また、Xに対する通勤手当は、賃金規程上の規定内容とは異なる形で支払われていたものであって、Xの勤務内容を調理部(洗浄室)に限定することから当然に通勤手当の減額が導かれるものではない。そうすると、Y社の提案は、人事権行使の裁量の範囲に留まらない賃金減額を含むものと言わざるを得ず、Xの同意なく一方的に決定できるものではないが、Y社がXに交付した書面にはその旨の記載はなく、また、同意の有無が復職とは無関係である旨の記載もない。そして、Xが平成28年10月11日にY社に赴いた際には、Xのタイムカードは準備されておらず、MがXに対して同意書に署名して提出をしてもらいたいとの意向をY社が有している旨を伝えているのみであり、その当時Y社においてXの就労を受け入れる体制にあたことを認めるに足りる適切な証拠はなく、また、Y社がXに対して、同意書の提出がなくともXの就労を認める等の説明を行った等の事実を認めるに足りる適切な証拠もないことからすると、客観的に見れば、少なくとも平成28年10月11日時点では、Y社には責めに帰すべき事由があるといえ、この間、休職前の賃金である月額35万1600円の割合による賃金の支払を請求することができる。

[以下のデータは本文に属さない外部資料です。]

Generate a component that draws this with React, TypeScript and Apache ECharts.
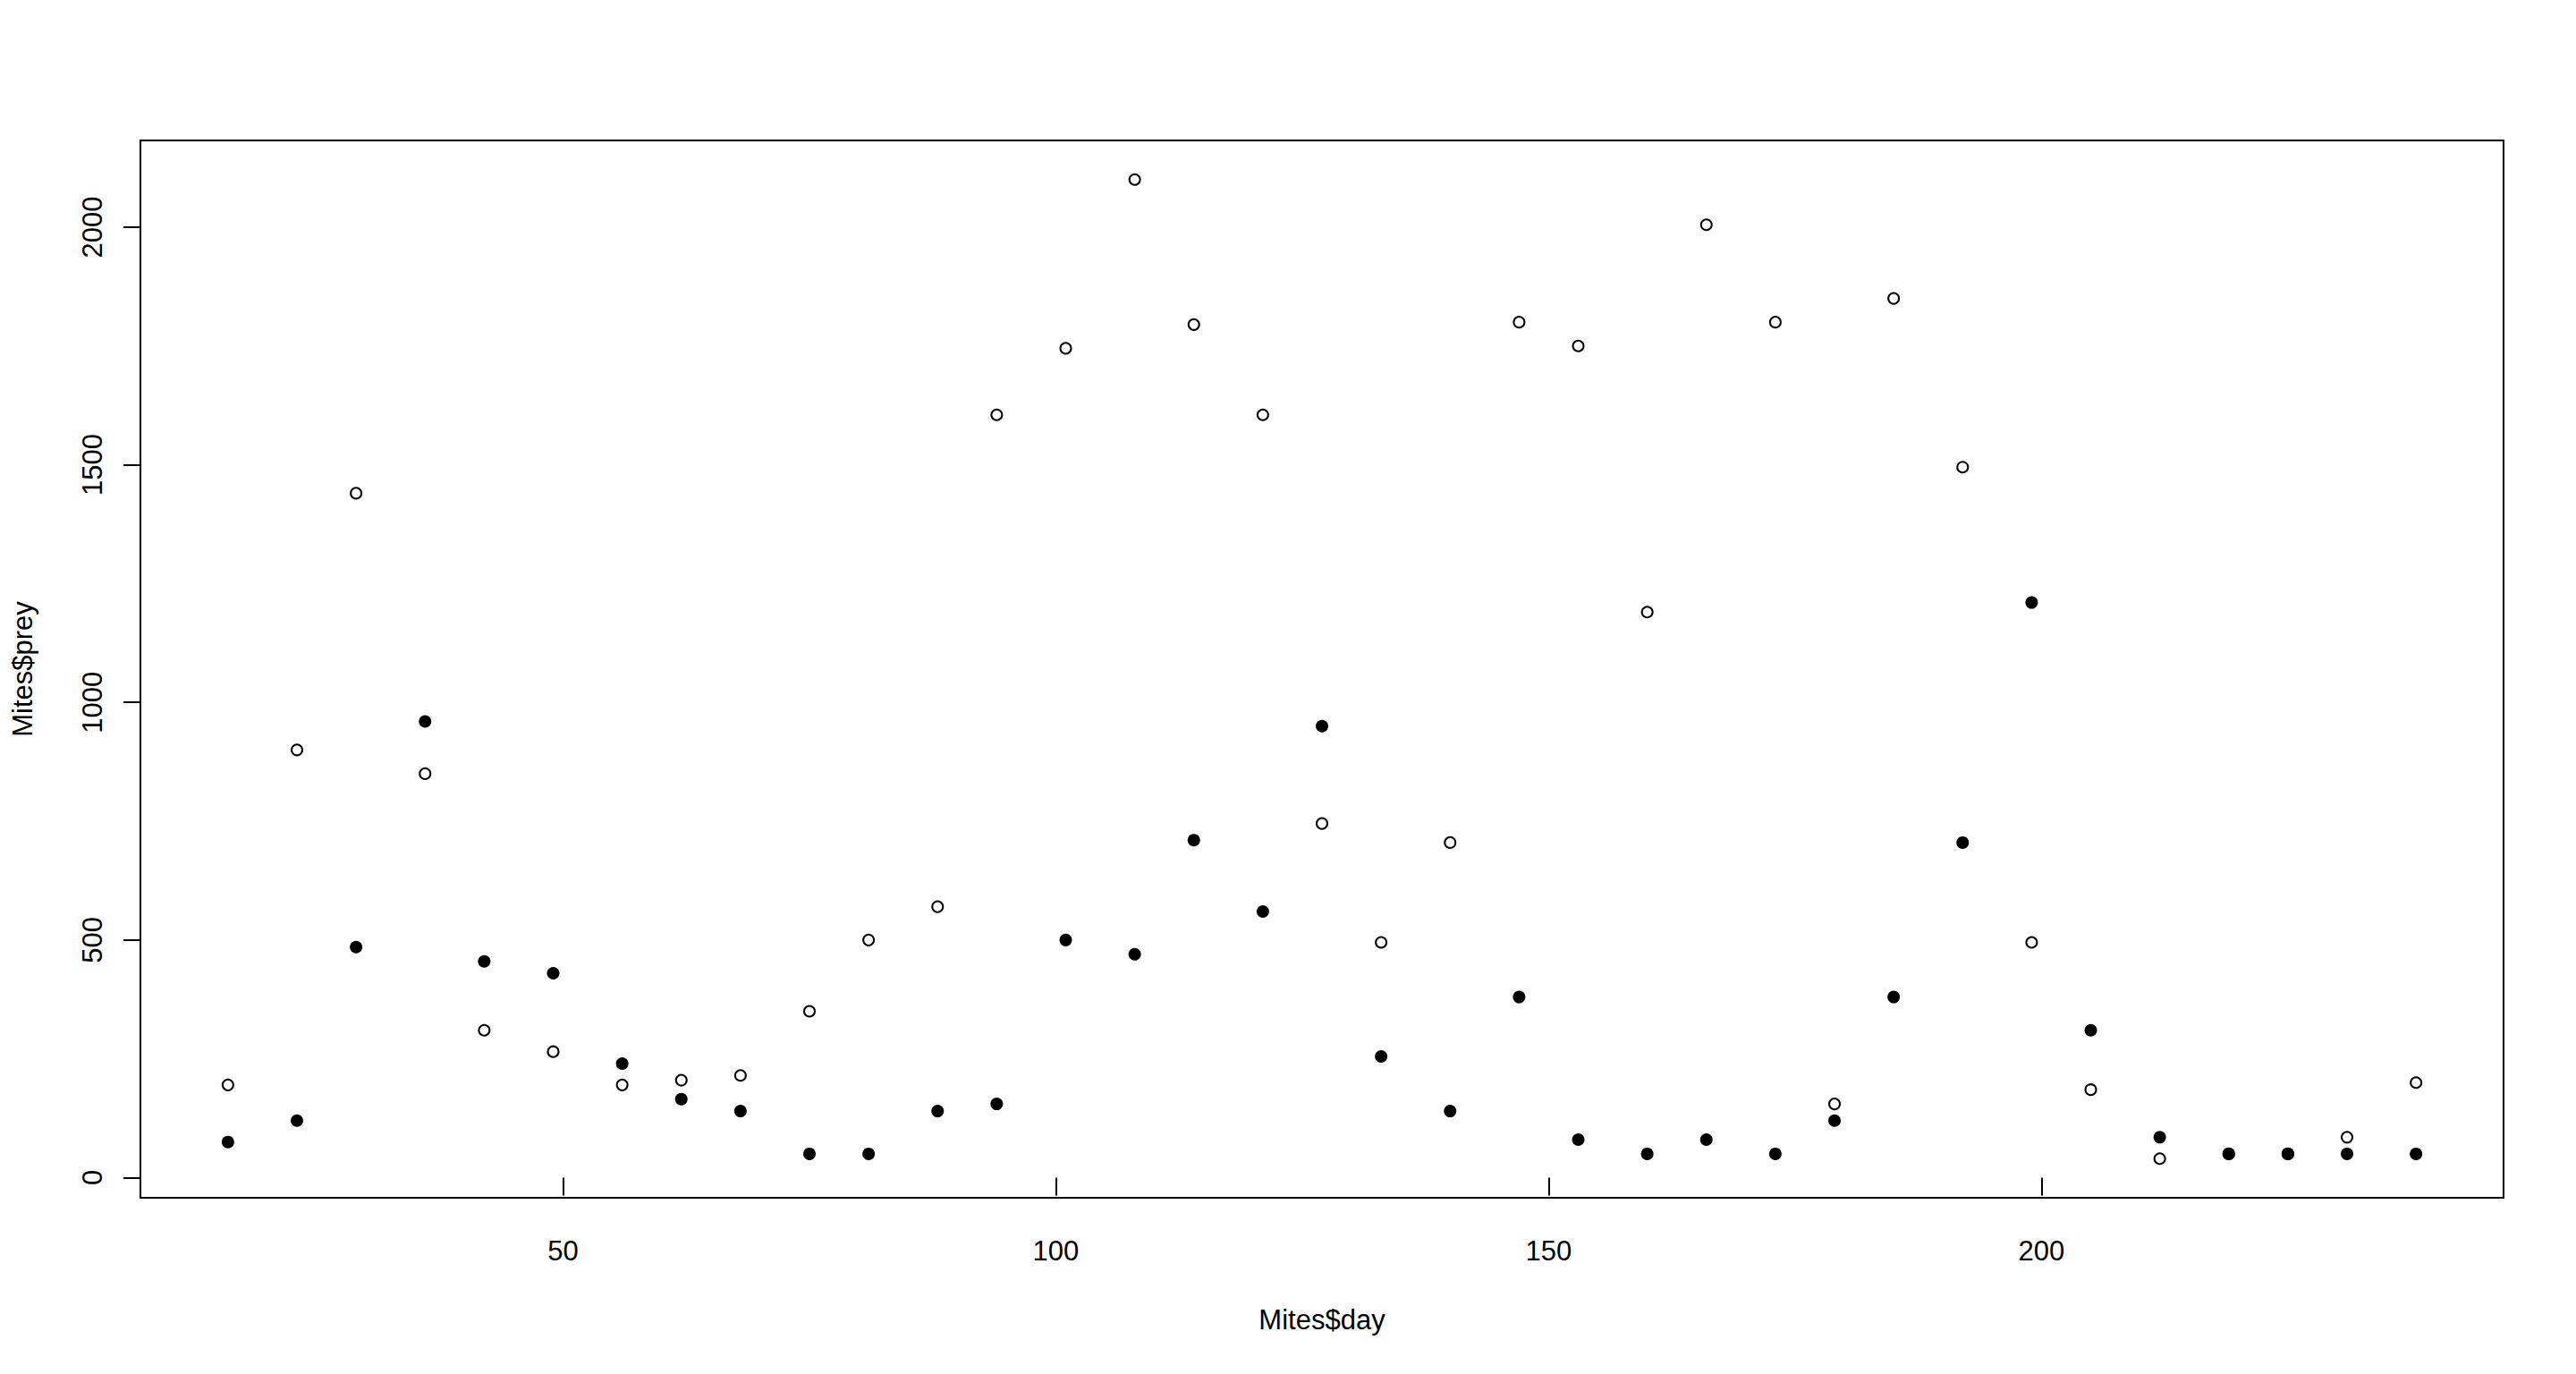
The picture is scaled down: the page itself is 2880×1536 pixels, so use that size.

2 Y社は、Xの復職に関する交渉中から、N弁護士を通じて本件訴訟における判断に従って未払賃金等を支払う旨を示している上、本件訴訟手続中も、Y社の主張を前提とするものではあるものの未払割増賃金について弁済の提供を行っている。このことに、本件訴訟手続中の和解交渉の経過を併せ考慮すると、Xが指摘するY社における労働時間管理の問題等があるとしても、本件において付加金の支払を命じる必要性があるものとは認められないというべきである。
結果としては、かなり大きな金額が認められています。
人事権行使の程度、すなわち、どこまでやってしまうと法的にやりすぎになってしまうのかは難しい判断が求められます。
顧問弁護士と相談しながら進めていくのが無難でしょう。